Place the sweet potato, carrot and zucchini on the oven tray lined with baking paper. Sprinkle over the sweet mustard spice blend, half the salt (use suggested amount) and a good drizzle of olive oil. Toss to coat and roast for 20-25 minutes, or until tender.
While the veggies are cooking, peel and crush the garlic. In a medium bowl, combine the garlic, honey, wholegrain mustard, half the balsamic vinegar, half the sesame seeds and the remaining salt. Add a good drizzle of olive oil and stir to combine. Add the chicken thigh and toss to coat in the marinade. Set aside.
Heat a drizzle of olive oil in a large frying pan over a medium heat.
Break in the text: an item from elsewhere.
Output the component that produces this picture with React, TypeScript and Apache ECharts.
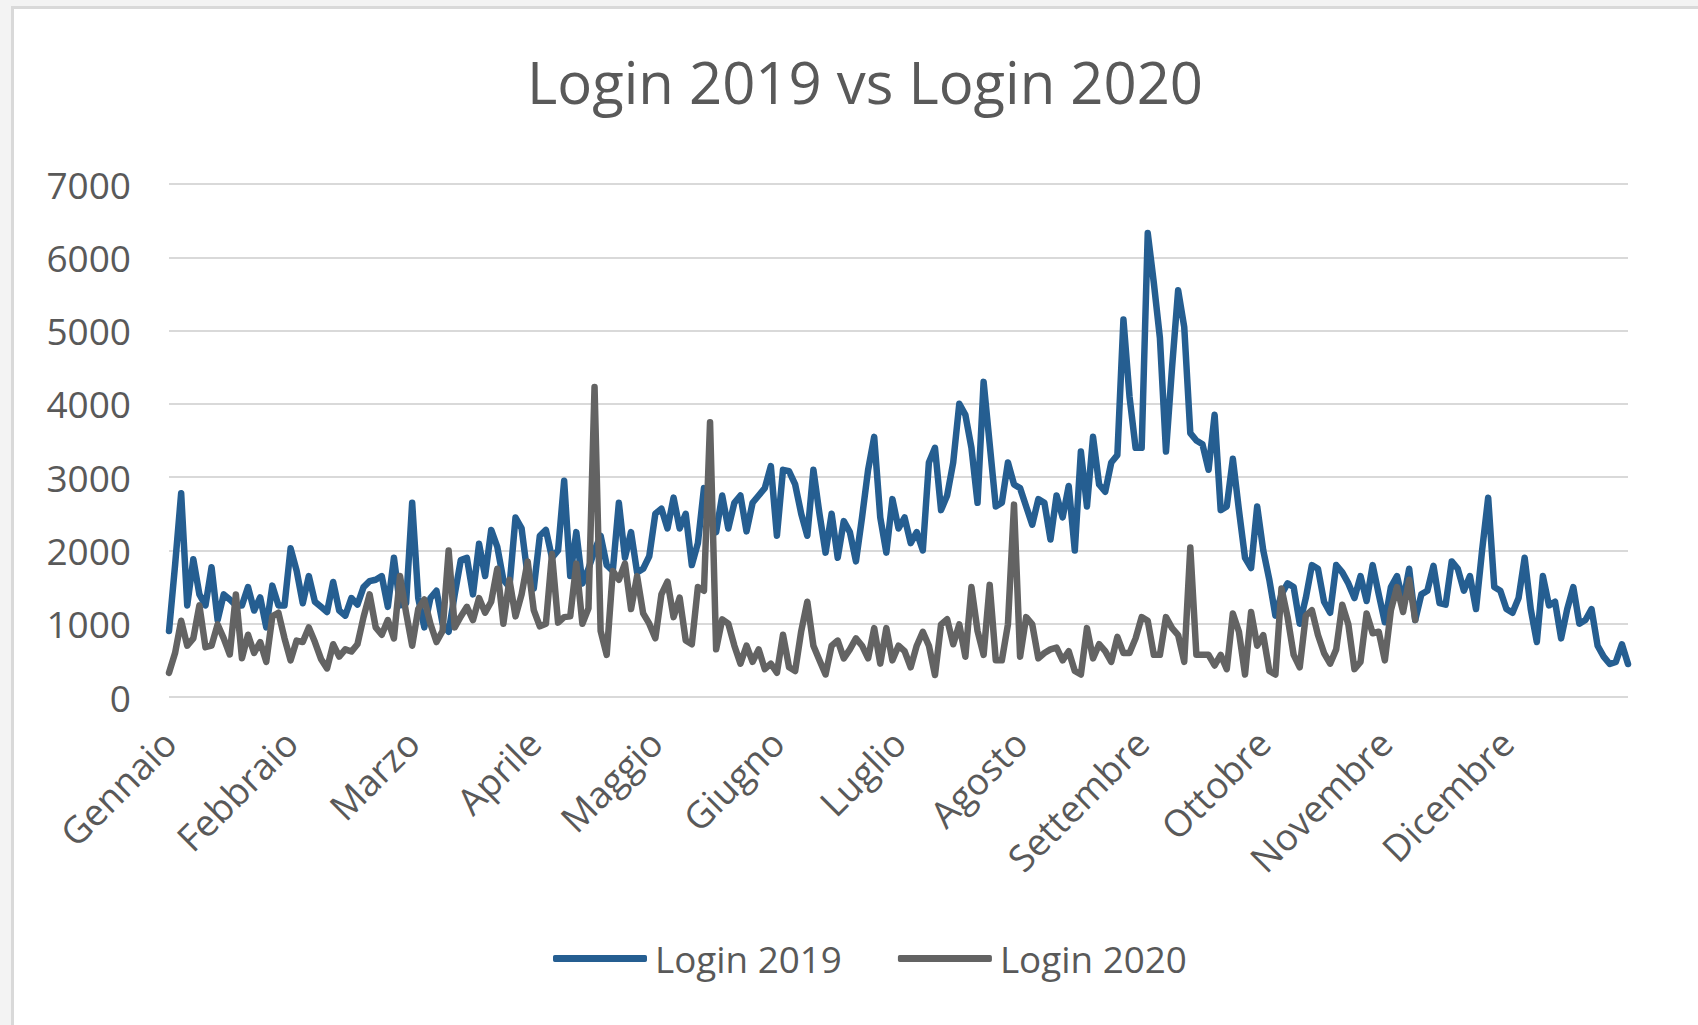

Once hot, add the chicken thigh and honey-mustard marinade and cook, turning the chicken regularly, for 12-14 minutes, or until the marinade has reduced and the chicken is golden and cooked through. TIP: Turning regularly will prevent the honey from burning. TIP: The chicken is cooked when it is no longer pink inside. TIP: Chicken cook times will vary depending on the size of the thigh.
While the chicken is cooking, pick and finely chop the parsley leaves. Slice the lemon into wedges. In a medium bowl, toss the roasted vegetables, baby spinach leaves and parsley with the remaining balsamic vinegar and 1 1/2 tbs of olive oil. Season with a pinch of salt and pepper. TIP: Dress the veggies just before serving to avoid soggy leaves.
Divide the honey-mustard chicken and roast veggie toss between plates. Sprinkle over the remaining sesame seeds and serve the lemon wedges on the side.